Written request |
Transcribe the listing below from its opening line up to and including the line that contains "1258, 1327, 1710]"; reproduce nothing else.

Supplied data |
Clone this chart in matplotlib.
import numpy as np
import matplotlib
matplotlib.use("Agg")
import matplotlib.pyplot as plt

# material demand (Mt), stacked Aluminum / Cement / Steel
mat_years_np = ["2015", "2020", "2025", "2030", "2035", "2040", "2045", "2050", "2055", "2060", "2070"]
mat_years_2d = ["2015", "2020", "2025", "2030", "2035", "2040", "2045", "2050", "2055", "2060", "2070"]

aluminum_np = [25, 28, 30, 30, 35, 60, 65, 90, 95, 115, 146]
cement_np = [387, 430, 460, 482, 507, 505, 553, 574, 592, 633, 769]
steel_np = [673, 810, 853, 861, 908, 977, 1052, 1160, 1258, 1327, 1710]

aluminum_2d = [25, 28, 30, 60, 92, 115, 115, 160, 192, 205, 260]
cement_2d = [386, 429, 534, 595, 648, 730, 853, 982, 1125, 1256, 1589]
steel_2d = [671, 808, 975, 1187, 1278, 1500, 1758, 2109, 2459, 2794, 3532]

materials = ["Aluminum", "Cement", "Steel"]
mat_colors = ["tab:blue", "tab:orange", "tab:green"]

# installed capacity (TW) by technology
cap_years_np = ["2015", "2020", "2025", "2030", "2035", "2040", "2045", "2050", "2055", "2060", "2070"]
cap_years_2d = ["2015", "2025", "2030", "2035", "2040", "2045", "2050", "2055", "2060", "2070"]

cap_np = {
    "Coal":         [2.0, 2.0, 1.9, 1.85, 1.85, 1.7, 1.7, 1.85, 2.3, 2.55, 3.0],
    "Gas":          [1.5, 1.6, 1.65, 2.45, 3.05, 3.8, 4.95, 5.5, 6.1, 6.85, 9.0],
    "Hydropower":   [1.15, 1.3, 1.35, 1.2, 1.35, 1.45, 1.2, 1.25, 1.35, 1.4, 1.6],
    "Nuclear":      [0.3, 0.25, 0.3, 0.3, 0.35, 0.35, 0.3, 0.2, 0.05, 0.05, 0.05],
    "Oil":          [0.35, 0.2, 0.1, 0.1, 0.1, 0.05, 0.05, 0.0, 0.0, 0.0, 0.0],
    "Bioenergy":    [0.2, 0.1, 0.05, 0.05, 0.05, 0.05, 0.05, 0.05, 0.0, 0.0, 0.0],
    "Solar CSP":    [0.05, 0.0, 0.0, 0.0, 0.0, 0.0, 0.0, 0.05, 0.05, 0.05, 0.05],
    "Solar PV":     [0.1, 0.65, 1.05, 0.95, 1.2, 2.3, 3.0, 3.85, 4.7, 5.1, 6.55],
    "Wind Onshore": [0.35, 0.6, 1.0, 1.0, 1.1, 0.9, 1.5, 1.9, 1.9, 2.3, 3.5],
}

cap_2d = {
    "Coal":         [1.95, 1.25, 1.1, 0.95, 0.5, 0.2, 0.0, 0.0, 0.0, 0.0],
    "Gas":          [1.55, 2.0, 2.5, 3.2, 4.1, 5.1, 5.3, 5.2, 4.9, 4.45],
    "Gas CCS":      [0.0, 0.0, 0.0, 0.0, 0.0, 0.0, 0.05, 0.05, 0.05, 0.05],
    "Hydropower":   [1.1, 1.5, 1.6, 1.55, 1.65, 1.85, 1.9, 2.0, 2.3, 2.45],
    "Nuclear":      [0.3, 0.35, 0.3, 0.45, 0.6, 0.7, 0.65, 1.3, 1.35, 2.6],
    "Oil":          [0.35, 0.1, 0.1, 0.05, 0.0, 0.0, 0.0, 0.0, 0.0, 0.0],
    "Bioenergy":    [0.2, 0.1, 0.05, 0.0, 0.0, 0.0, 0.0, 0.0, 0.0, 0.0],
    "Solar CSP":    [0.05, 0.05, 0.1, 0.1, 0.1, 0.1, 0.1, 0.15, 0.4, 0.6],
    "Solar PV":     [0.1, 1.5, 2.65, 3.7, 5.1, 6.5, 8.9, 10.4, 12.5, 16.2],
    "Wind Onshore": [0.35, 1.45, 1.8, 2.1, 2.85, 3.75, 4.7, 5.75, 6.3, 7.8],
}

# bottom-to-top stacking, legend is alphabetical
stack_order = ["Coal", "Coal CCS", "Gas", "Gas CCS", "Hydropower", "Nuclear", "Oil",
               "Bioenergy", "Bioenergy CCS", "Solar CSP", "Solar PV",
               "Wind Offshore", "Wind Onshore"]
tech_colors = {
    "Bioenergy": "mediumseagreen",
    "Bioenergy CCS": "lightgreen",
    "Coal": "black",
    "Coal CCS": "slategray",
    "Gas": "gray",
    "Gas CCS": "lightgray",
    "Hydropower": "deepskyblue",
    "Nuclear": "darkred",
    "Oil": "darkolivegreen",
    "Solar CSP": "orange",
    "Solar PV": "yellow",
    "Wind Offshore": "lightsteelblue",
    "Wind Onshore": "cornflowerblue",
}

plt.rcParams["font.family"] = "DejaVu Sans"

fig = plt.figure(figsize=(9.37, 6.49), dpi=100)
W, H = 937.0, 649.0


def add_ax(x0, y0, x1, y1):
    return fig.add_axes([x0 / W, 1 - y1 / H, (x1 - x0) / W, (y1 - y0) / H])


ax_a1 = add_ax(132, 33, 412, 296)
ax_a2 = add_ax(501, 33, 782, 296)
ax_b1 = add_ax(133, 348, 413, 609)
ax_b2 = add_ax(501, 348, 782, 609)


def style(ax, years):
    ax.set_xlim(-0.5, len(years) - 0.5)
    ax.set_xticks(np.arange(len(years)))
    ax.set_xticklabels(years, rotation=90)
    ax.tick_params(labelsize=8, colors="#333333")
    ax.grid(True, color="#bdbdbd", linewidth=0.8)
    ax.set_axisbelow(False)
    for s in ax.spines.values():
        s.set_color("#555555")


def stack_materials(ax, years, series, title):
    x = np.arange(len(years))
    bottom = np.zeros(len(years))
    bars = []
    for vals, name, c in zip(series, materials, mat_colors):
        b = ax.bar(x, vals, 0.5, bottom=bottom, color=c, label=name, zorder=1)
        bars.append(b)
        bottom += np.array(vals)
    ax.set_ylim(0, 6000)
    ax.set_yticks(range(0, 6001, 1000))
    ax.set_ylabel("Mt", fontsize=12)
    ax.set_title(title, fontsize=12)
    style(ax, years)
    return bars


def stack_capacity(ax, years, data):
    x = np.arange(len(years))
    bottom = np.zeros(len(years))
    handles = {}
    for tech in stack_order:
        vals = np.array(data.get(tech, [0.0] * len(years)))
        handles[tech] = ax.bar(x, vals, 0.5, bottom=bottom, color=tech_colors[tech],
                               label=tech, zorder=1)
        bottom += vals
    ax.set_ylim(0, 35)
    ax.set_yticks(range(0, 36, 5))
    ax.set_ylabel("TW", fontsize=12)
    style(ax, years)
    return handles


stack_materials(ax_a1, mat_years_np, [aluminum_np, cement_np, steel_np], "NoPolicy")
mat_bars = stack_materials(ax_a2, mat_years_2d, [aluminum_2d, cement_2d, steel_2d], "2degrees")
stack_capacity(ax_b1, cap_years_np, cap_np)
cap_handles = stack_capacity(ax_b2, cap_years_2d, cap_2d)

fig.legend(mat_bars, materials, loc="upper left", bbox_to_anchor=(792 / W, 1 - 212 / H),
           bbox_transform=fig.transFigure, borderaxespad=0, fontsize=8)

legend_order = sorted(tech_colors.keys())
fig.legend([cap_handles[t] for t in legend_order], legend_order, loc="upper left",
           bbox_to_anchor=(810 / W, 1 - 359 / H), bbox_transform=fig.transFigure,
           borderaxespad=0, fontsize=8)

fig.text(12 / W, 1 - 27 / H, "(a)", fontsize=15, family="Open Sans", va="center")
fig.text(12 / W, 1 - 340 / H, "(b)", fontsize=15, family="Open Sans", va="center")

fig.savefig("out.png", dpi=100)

Response to the exercise |
Clone this chart in matplotlib.
import numpy as np
import matplotlib
matplotlib.use("Agg")
import matplotlib.pyplot as plt

# material demand (Mt), stacked Aluminum / Cement / Steel
mat_years_np = ["2015", "2020", "2025", "2030", "2035", "2040", "2045", "2050", "2055", "2060", "2070"]
mat_years_2d = ["2015", "2020", "2025", "2030", "2035", "2040", "2045", "2050", "2055", "2060", "2070"]

aluminum_np = [25, 28, 30, 30, 35, 60, 65, 90, 95, 115, 146]
cement_np = [387, 430, 460, 482, 507, 505, 553, 574, 592, 633, 769]
steel_np = [673, 810, 853, 861, 908, 977, 1052, 1160, 1258, 1327, 1710]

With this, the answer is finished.